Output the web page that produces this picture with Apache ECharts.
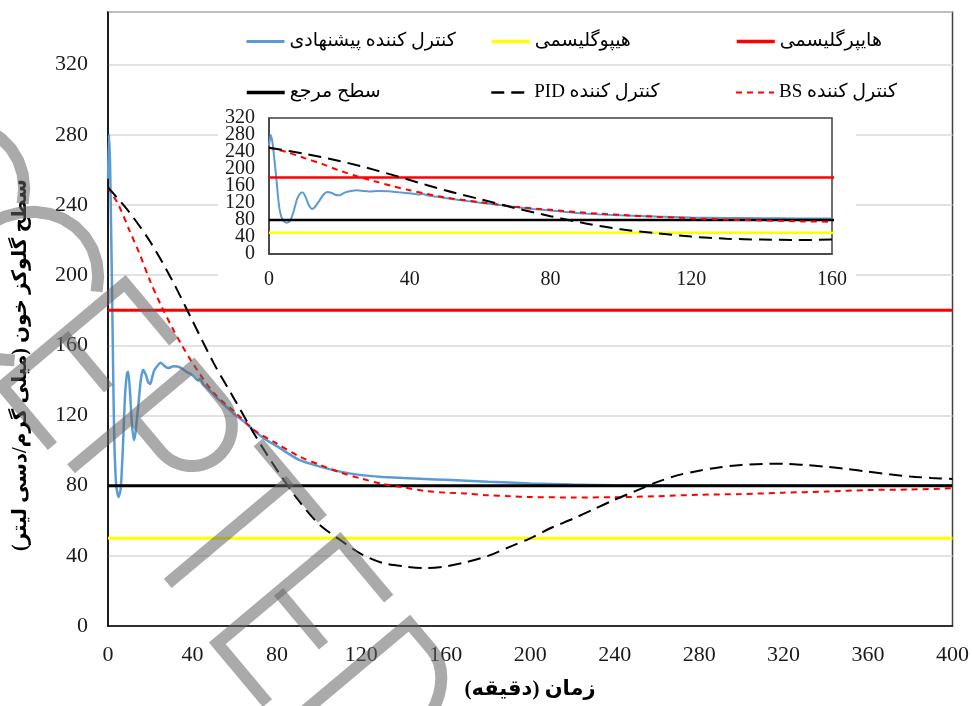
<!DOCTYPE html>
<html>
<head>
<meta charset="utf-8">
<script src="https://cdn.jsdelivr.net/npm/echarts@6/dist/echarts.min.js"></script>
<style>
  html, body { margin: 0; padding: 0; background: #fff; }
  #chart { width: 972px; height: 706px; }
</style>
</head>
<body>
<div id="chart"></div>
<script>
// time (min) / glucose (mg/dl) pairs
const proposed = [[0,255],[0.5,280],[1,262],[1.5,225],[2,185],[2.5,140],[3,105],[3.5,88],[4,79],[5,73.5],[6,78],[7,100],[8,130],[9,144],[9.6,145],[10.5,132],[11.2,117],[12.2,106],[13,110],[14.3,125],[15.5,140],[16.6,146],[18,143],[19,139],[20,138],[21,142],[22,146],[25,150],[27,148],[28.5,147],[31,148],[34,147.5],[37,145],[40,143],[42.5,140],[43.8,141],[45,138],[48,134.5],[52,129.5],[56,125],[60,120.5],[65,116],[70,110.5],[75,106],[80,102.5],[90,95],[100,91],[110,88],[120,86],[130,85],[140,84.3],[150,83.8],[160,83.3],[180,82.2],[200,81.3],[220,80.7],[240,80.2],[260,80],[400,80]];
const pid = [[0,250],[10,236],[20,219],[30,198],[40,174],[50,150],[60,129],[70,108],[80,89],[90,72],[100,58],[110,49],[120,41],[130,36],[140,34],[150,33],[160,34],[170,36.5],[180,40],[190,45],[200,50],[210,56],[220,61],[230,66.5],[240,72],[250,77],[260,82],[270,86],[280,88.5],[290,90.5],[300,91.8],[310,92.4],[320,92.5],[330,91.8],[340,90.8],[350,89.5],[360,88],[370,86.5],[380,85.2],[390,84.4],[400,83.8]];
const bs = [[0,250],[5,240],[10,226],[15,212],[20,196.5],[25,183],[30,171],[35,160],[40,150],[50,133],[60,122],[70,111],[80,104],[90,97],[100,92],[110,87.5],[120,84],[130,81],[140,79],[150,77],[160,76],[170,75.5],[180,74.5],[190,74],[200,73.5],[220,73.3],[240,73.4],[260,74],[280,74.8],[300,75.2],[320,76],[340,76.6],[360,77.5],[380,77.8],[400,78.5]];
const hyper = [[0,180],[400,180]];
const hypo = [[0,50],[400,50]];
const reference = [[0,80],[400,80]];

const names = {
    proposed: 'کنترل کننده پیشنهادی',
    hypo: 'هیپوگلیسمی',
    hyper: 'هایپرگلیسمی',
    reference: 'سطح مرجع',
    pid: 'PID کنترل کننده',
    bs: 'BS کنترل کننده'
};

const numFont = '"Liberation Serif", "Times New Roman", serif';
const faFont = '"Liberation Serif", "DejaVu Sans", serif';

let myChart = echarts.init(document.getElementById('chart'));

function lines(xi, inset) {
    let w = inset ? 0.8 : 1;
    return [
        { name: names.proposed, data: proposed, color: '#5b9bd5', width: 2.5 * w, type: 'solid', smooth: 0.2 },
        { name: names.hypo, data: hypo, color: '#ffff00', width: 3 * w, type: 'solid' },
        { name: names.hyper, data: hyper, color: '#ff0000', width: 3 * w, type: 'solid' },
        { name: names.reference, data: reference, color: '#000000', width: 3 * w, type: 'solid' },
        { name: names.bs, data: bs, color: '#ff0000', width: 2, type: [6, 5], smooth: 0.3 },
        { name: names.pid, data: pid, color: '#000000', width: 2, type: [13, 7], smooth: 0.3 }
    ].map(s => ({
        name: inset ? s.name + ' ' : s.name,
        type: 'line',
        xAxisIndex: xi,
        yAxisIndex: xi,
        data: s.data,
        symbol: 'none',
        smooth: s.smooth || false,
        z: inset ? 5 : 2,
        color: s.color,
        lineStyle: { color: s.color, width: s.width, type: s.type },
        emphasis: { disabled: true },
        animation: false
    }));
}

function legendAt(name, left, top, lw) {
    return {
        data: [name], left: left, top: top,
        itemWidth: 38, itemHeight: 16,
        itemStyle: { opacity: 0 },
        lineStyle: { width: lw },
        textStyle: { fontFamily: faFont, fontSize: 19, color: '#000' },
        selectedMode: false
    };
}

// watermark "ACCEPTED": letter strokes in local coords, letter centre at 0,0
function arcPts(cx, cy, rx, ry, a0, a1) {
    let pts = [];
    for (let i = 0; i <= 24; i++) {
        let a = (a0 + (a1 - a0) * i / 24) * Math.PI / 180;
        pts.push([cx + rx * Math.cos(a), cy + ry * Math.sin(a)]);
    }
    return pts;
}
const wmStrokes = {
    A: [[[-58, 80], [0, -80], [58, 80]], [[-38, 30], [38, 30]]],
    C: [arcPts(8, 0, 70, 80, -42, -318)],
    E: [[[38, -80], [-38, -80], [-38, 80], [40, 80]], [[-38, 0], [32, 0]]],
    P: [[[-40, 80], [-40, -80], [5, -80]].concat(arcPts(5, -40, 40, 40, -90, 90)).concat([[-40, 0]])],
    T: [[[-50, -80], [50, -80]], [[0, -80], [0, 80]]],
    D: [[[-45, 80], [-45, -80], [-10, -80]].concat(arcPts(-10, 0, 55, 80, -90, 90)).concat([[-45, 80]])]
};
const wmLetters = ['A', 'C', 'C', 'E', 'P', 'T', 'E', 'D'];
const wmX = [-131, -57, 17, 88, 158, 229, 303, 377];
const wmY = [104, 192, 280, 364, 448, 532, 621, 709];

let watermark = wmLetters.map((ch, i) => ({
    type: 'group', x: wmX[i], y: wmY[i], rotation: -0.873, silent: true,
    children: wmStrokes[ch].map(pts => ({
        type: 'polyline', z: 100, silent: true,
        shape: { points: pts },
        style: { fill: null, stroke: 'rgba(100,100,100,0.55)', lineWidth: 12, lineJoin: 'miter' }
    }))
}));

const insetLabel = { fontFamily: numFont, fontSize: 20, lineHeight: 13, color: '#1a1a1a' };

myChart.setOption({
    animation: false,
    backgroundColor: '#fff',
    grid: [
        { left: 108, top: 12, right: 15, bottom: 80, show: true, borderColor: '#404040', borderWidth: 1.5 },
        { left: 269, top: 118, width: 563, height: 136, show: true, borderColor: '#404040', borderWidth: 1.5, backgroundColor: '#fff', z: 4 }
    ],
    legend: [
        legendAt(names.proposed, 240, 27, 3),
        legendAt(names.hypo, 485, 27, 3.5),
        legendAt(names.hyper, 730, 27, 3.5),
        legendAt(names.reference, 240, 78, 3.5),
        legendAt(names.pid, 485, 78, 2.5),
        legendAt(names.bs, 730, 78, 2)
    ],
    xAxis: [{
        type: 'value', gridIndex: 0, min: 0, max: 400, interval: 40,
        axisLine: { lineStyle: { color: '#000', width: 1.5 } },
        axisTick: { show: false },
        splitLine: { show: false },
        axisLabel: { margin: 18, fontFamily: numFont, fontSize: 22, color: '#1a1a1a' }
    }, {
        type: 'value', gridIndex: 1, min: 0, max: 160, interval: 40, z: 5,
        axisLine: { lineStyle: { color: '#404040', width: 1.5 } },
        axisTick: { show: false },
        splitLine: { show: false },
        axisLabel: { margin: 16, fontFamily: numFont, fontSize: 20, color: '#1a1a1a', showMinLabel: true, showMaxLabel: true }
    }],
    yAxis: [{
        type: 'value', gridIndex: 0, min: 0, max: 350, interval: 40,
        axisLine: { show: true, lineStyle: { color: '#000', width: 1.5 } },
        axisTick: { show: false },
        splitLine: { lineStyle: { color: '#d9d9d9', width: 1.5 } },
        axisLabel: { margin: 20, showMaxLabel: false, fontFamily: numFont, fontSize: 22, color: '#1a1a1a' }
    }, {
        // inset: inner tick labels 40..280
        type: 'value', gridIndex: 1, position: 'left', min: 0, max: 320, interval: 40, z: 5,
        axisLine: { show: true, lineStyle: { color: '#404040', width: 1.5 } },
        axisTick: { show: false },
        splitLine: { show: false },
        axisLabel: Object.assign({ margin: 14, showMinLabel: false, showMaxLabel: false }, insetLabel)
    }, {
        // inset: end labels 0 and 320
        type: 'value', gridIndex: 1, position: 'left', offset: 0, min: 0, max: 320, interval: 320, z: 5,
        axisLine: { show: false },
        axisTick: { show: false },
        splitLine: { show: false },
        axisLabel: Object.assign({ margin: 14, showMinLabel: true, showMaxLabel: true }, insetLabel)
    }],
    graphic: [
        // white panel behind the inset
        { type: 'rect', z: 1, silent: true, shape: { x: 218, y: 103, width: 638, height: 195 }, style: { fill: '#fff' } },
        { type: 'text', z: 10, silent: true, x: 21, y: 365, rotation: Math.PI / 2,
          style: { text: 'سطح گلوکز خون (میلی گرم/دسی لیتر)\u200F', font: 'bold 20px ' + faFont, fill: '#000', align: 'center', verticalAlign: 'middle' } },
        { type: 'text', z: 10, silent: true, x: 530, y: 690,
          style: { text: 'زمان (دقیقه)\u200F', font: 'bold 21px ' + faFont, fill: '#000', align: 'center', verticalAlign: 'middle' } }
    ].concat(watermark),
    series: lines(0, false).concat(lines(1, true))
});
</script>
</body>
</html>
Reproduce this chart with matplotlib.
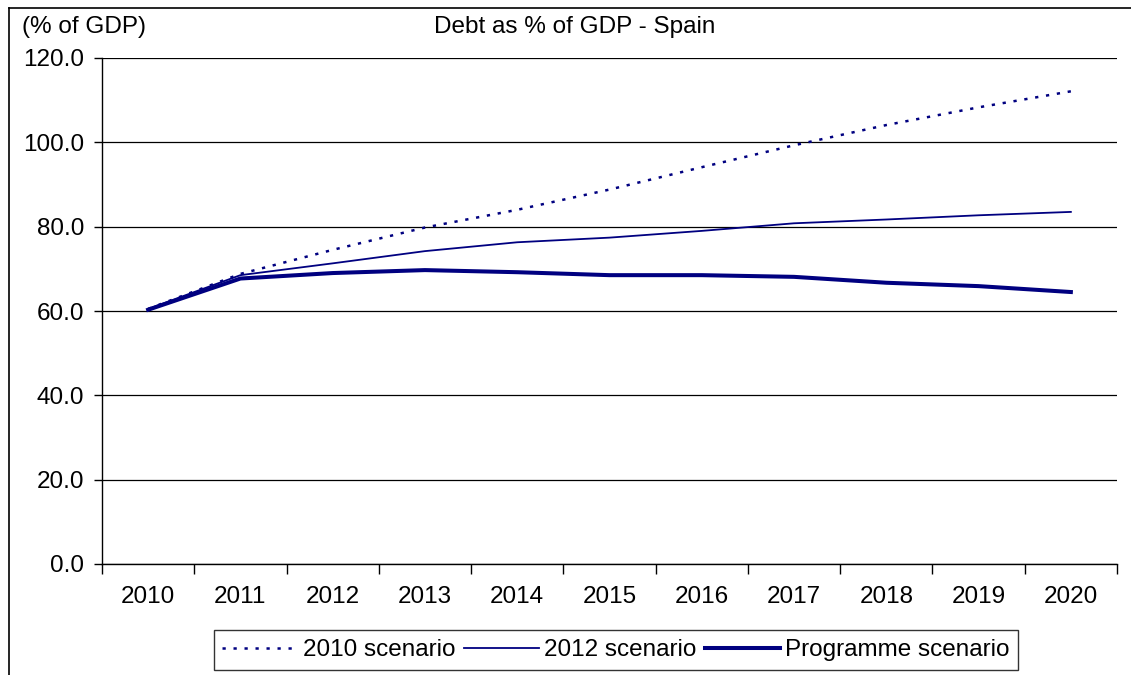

◆ Exercise prompt:
Locate all lines holding the word "with", then copy them out.

◆ Response below:
Output the web page that produces this picture with Apache ECharts.
Reproduce this chart with matplotlib.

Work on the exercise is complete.